From the very first line of the data to the line containing "from matplotlib.patches import Rectangle", retype everything exactly, leaving the pictures behind.
** start of Supplied information **
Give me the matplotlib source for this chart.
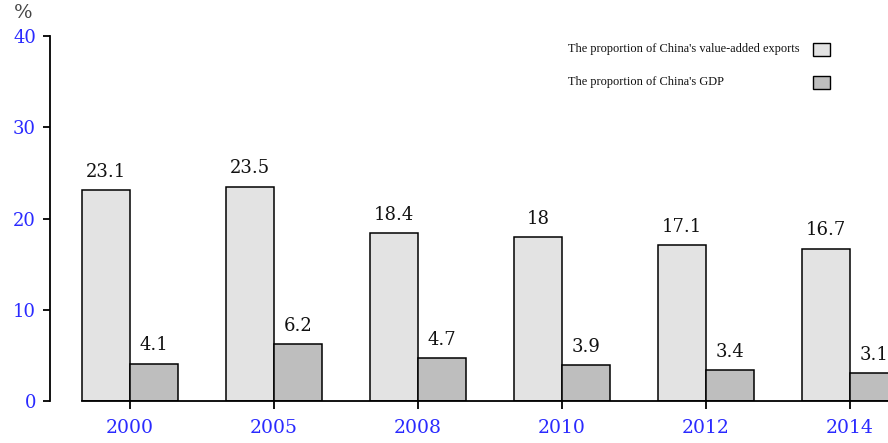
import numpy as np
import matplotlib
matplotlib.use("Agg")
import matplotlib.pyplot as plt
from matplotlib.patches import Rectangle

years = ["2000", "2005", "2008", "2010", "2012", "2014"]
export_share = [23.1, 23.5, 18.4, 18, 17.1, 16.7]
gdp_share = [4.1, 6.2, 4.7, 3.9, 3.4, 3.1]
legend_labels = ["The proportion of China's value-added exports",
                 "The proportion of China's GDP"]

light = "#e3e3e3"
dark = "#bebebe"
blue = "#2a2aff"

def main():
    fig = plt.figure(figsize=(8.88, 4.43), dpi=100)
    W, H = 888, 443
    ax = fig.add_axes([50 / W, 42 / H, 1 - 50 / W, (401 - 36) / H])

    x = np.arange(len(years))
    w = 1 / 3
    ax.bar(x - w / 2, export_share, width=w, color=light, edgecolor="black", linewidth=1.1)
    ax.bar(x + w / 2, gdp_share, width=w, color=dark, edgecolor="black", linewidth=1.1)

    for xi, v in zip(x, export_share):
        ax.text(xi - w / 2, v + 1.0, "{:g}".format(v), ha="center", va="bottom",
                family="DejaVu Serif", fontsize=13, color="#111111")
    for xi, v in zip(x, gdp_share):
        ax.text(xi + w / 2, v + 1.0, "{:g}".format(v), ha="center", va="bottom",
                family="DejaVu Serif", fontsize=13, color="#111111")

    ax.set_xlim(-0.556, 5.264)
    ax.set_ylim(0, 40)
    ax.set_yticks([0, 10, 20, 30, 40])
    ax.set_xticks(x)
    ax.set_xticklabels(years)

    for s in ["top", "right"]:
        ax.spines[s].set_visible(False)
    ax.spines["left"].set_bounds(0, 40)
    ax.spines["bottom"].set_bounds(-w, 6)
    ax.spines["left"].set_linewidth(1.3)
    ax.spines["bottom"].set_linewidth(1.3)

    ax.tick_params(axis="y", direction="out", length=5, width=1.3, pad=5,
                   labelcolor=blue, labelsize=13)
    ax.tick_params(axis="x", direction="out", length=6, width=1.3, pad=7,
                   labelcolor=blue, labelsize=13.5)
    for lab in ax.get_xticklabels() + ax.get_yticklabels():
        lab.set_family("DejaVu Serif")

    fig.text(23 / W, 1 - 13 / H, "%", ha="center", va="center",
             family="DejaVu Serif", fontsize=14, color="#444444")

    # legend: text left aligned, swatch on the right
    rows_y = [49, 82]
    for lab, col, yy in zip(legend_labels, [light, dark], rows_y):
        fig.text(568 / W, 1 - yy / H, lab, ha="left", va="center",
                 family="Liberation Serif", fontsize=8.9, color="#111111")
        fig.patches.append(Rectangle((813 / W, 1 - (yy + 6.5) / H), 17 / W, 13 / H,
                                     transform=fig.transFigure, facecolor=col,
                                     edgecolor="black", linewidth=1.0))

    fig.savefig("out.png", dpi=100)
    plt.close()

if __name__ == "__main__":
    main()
** end of Supplied information **
#### [The output]
Give me the matplotlib source for this chart.
import numpy as np
import matplotlib
matplotlib.use("Agg")
import matplotlib.pyplot as plt
from matplotlib.patches import Rectangle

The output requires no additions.